§ Exercise:
Set the listing down again in full, word for word, with the pictures left out.

§ Dataset content:
# # # #

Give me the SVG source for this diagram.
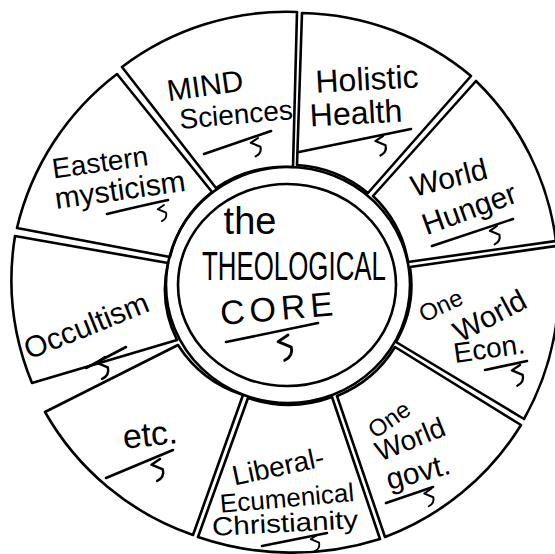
<svg xmlns="http://www.w3.org/2000/svg" xmlns:xlink="http://www.w3.org/1999/xlink" width="555" height="554" viewBox="0 0 555 554">
<style>
  .ln{fill:none;stroke:#000;stroke-width:2.6;stroke-linejoin:round;stroke-linecap:round}
  .seg{fill:#fff;stroke:#000;stroke-width:2.6;stroke-linejoin:round}
  .t{font-family:"Liberation Sans","DejaVu Sans",sans-serif;fill:#000;text-anchor:middle}
</style>
<defs>
  <path id="sq" d="M0,0 l-9,6 l12,5 q2,8 -6,12" class="ln"/>
</defs>
<rect width="555" height="554" fill="#fff"/>
<g id="connectors"/>
<g id="mind">
  <path class="seg" d="M216,188 L122,67 A272,272 0 0 1 297,12 L293,167 A122,118 0 0 0 216,188 Z"/>
  <text class="t" x="205" y="96" font-size="30" transform="rotate(-8 205 86)">MIND</text>
  <text class="t" x="236" y="124" font-size="28" transform="rotate(-5 236 114)">Sciences</text>
  <path class="ln" d="M204,154 L271,131"/>
  <use xlink:href="#sq" transform="translate(258,138) scale(0.8)"/>
</g>
<g id="holistic">
  <path class="seg" d="M297,165 L302,13 A272,272 0 0 1 471,76 L368,193 A122,118 0 0 0 297,165 Z"/>
  <text class="t" x="367" y="90" font-size="32" transform="rotate(-3 367 80)">Holistic</text>
  <text class="t" x="356" y="124" font-size="32" transform="rotate(-3 356 114)">Health</text>
  <path class="ln" d="M299,152 L411,129"/>
  <use xlink:href="#sq" transform="translate(383,136) scale(0.85)"/>
</g>
<g id="hunger">
  <path class="seg" d="M373,196 L476,81 A272,272 0 0 1 556,241 L408,262 A122,118 0 0 0 373,196 Z"/>
  <text class="t" x="449" y="188" font-size="30" transform="rotate(-14 449 178)">World</text>
  <text class="t" x="469" y="219" font-size="30" transform="rotate(-20 469 208)">Hunger</text>
  <path class="ln" d="M432,246 L513,219"/>
  <use xlink:href="#sq" transform="translate(497,226) scale(0.8)"/>
</g>
<g id="econ">
  <path class="seg" d="M410,267 L556,246 A272,272 0 0 1 524,419 L396,342 A122,118 0 0 0 410,267 Z"/>
  <text class="t" x="440" y="314" font-size="24" transform="rotate(-25 440 304)">One</text>
  <text class="t" x="490" y="326" font-size="30" transform="rotate(-28 490 316)">World</text>
  <text class="t" x="489" y="358" font-size="28" transform="rotate(-8 489 348)">Econ.</text>
  <path class="ln" d="M485,370 L527,361"/>
  <use xlink:href="#sq" transform="translate(520,365) scale(0.9)"/>
</g>
<g id="govt">
  <path class="seg" d="M395,347 L521,425 A272,272 0 0 1 385,537 L337,396 A122,118 0 0 0 395,347 Z"/>
  <text class="t" x="388" y="428" font-size="24" transform="rotate(-35 388 418)">One</text>
  <text class="t" x="410" y="449" font-size="28" transform="rotate(-22 410 439)">World</text>
  <text class="t" x="418" y="482" font-size="30" transform="rotate(-15 418 472)">govt.</text>
  <path class="ln" d="M386,503 L433,487"/>
  <use xlink:href="#sq" transform="translate(431,489) scale(0.75)"/>
</g>
<g id="liberal">
  <path class="seg" d="M332,397 L380,539 A290,290 0 0 1 198,537 L248,398 A122,118 0 0 0 332,397 Z"/>
  <text class="t" x="278" y="476" font-size="28" transform="rotate(-12 278 466)">Liberal-</text>
  <text class="t" x="287" y="507" font-size="26" transform="rotate(-5 287 498)">Ecumenical</text>
  <text class="t" x="285" y="532" font-size="26" textLength="146" lengthAdjust="spacingAndGlyphs" transform="rotate(-3 285 523)">Christianity</text>
  <path class="ln" d="M262,546 L327,533"/>
  <use xlink:href="#sq" transform="translate(317,535) scale(0.7)"/>
</g>
<g id="etc">
  <path class="seg" d="M243,395 L193,535 A272,272 0 0 1 45,412 L178,345 A122,118 0 0 0 243,395 Z"/>
  <text class="t" x="150" y="446" font-size="34" transform="rotate(-6 150 435)">etc.</text>
  <path class="ln" d="M106,478 L173,450"/>
  <use xlink:href="#sq" transform="translate(160,459) scale(0.95)"/>
</g>
<g id="occultism">
  <path class="seg" d="M177,340 L32,383 A272,272 0 0 1 15,236 L168,263 A122,118 0 0 0 177,340 Z"/>
  <text class="t" x="86" y="336" font-size="30" transform="rotate(-22 86 325)">Occultism</text>
  <path class="ln" d="M86,368 L126,347"/>
  <use xlink:href="#sq" transform="translate(105,357) scale(0.95)"/>
</g>
<g id="eastern">
  <path class="seg" d="M170,257 L17,228 A272,272 0 0 1 117,74 L212,192 A122,118 0 0 0 170,257 Z"/>
  <text class="t" x="100" y="172" font-size="28" transform="rotate(-8 100 162)">Eastern</text>
  <text class="t" x="120" y="200" font-size="30" transform="rotate(-8 120 190)">mysticism</text>
  <path class="ln" d="M107,214 Q140,206 168,200"/>
  <use xlink:href="#sq" transform="translate(164,205) scale(0.7)"/>
</g>
<g id="core">
  <ellipse class="ln" cx="288" cy="285" rx="122" ry="118"/>
  <ellipse class="ln" cx="287" cy="285" rx="109" ry="101"/>
  <text class="t" x="250" y="234" font-size="38">the</text>
  <text class="t" x="294" y="280" font-size="40" textLength="184" lengthAdjust="spacingAndGlyphs">THEOLOGICAL</text>
  <text class="t" x="279" y="320" font-size="34" letter-spacing="5" transform="rotate(-5 279 308)">CORE</text>
  <path class="ln" d="M226,342 L318,323"/>
  <use xlink:href="#sq" transform="translate(288,335) scale(1.1)"/>
</g>
</svg>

# # # #

§ Result below:
Give me the SVG source for this diagram.
<svg xmlns="http://www.w3.org/2000/svg" xmlns:xlink="http://www.w3.org/1999/xlink" width="555" height="554" viewBox="0 0 555 554">
<style>
  .ln{fill:none;stroke:#000;stroke-width:2.6;stroke-linejoin:round;stroke-linecap:round}
  .seg{fill:#fff;stroke:#000;stroke-width:2.6;stroke-linejoin:round}
  .t{font-family:"Liberation Sans","DejaVu Sans",sans-serif;fill:#000;text-anchor:middle}
</style>
<defs>
  <path id="sq" d="M0,0 l-9,6 l12,5 q2,8 -6,12" class="ln"/>
</defs>
<rect width="555" height="554" fill="#fff"/>
<g id="connectors"/>
<g id="mind">
  <path class="seg" d="M216,188 L122,67 A272,272 0 0 1 297,12 L293,167 A122,118 0 0 0 216,188 Z"/>
  <text class="t" x="205" y="96" font-size="30" transform="rotate(-8 205 86)">MIND</text>
  <text class="t" x="236" y="124" font-size="28" transform="rotate(-5 236 114)">Sciences</text>
  <path class="ln" d="M204,154 L271,131"/>
  <use xlink:href="#sq" transform="translate(258,138) scale(0.8)"/>
</g>
<g id="holistic">
  <path class="seg" d="M297,165 L302,13 A272,272 0 0 1 471,76 L368,193 A122,118 0 0 0 297,165 Z"/>
  <text class="t" x="367" y="90" font-size="32" transform="rotate(-3 367 80)">Holistic</text>
  <text class="t" x="356" y="124" font-size="32" transform="rotate(-3 356 114)">Health</text>
  <path class="ln" d="M299,152 L411,129"/>
  <use xlink:href="#sq" transform="translate(383,136) scale(0.85)"/>
</g>
<g id="hunger">
  <path class="seg" d="M373,196 L476,81 A272,272 0 0 1 556,241 L408,262 A122,118 0 0 0 373,196 Z"/>
  <text class="t" x="449" y="188" font-size="30" transform="rotate(-14 449 178)">World</text>
  <text class="t" x="469" y="219" font-size="30" transform="rotate(-20 469 208)">Hunger</text>
  <path class="ln" d="M432,246 L513,219"/>
  <use xlink:href="#sq" transform="translate(497,226) scale(0.8)"/>
</g>
<g id="econ">
  <path class="seg" d="M410,267 L556,246 A272,272 0 0 1 524,419 L396,342 A122,118 0 0 0 410,267 Z"/>
  <text class="t" x="440" y="314" font-size="24" transform="rotate(-25 440 304)">One</text>
  <text class="t" x="490" y="326" font-size="30" transform="rotate(-28 490 316)">World</text>
  <text class="t" x="489" y="358" font-size="28" transform="rotate(-8 489 348)">Econ.</text>
  <path class="ln" d="M485,370 L527,361"/>
  <use xlink:href="#sq" transform="translate(520,365) scale(0.9)"/>
</g>
<g id="govt">
  <path class="seg" d="M395,347 L521,425 A272,272 0 0 1 385,537 L337,396 A122,118 0 0 0 395,347 Z"/>
  <text class="t" x="388" y="428" font-size="24" transform="rotate(-35 388 418)">One</text>
  <text class="t" x="410" y="449" font-size="28" transform="rotate(-22 410 439)">World</text>
  <text class="t" x="418" y="482" font-size="30" transform="rotate(-15 418 472)">govt.</text>
  <path class="ln" d="M386,503 L433,487"/>
  <use xlink:href="#sq" transform="translate(431,489) scale(0.75)"/>
</g>
<g id="liberal">
  <path class="seg" d="M332,397 L380,539 A290,290 0 0 1 198,537 L248,398 A122,118 0 0 0 332,397 Z"/>
  <text class="t" x="278" y="476" font-size="28" transform="rotate(-12 278 466)">Liberal-</text>
  <text class="t" x="287" y="507" font-size="26" transform="rotate(-5 287 498)">Ecumenical</text>
  <text class="t" x="285" y="532" font-size="26" textLength="146" lengthAdjust="spacingAndGlyphs" transform="rotate(-3 285 523)">Christianity</text>
  <path class="ln" d="M262,546 L327,533"/>
  <use xlink:href="#sq" transform="translate(317,535) scale(0.7)"/>
</g>
<g id="etc">
  <path class="seg" d="M243,395 L193,535 A272,272 0 0 1 45,412 L178,345 A122,118 0 0 0 243,395 Z"/>
  <text class="t" x="150" y="446" font-size="34" transform="rotate(-6 150 435)">etc.</text>
  <path class="ln" d="M106,478 L173,450"/>
  <use xlink:href="#sq" transform="translate(160,459) scale(0.95)"/>
</g>
<g id="occultism">
  <path class="seg" d="M177,340 L32,383 A272,272 0 0 1 15,236 L168,263 A122,118 0 0 0 177,340 Z"/>
  <text class="t" x="86" y="336" font-size="30" transform="rotate(-22 86 325)">Occultism</text>
  <path class="ln" d="M86,368 L126,347"/>
  <use xlink:href="#sq" transform="translate(105,357) scale(0.95)"/>
</g>
<g id="eastern">
  <path class="seg" d="M170,257 L17,228 A272,272 0 0 1 117,74 L212,192 A122,118 0 0 0 170,257 Z"/>
  <text class="t" x="100" y="172" font-size="28" transform="rotate(-8 100 162)">Eastern</text>
  <text class="t" x="120" y="200" font-size="30" transform="rotate(-8 120 190)">mysticism</text>
  <path class="ln" d="M107,214 Q140,206 168,200"/>
  <use xlink:href="#sq" transform="translate(164,205) scale(0.7)"/>
</g>
<g id="core">
  <ellipse class="ln" cx="288" cy="285" rx="122" ry="118"/>
  <ellipse class="ln" cx="287" cy="285" rx="109" ry="101"/>
  <text class="t" x="250" y="234" font-size="38">the</text>
  <text class="t" x="294" y="280" font-size="40" textLength="184" lengthAdjust="spacingAndGlyphs">THEOLOGICAL</text>
  <text class="t" x="279" y="320" font-size="34" letter-spacing="5" transform="rotate(-5 279 308)">CORE</text>
  <path class="ln" d="M226,342 L318,323"/>
  <use xlink:href="#sq" transform="translate(288,335) scale(1.1)"/>
</g>
</svg>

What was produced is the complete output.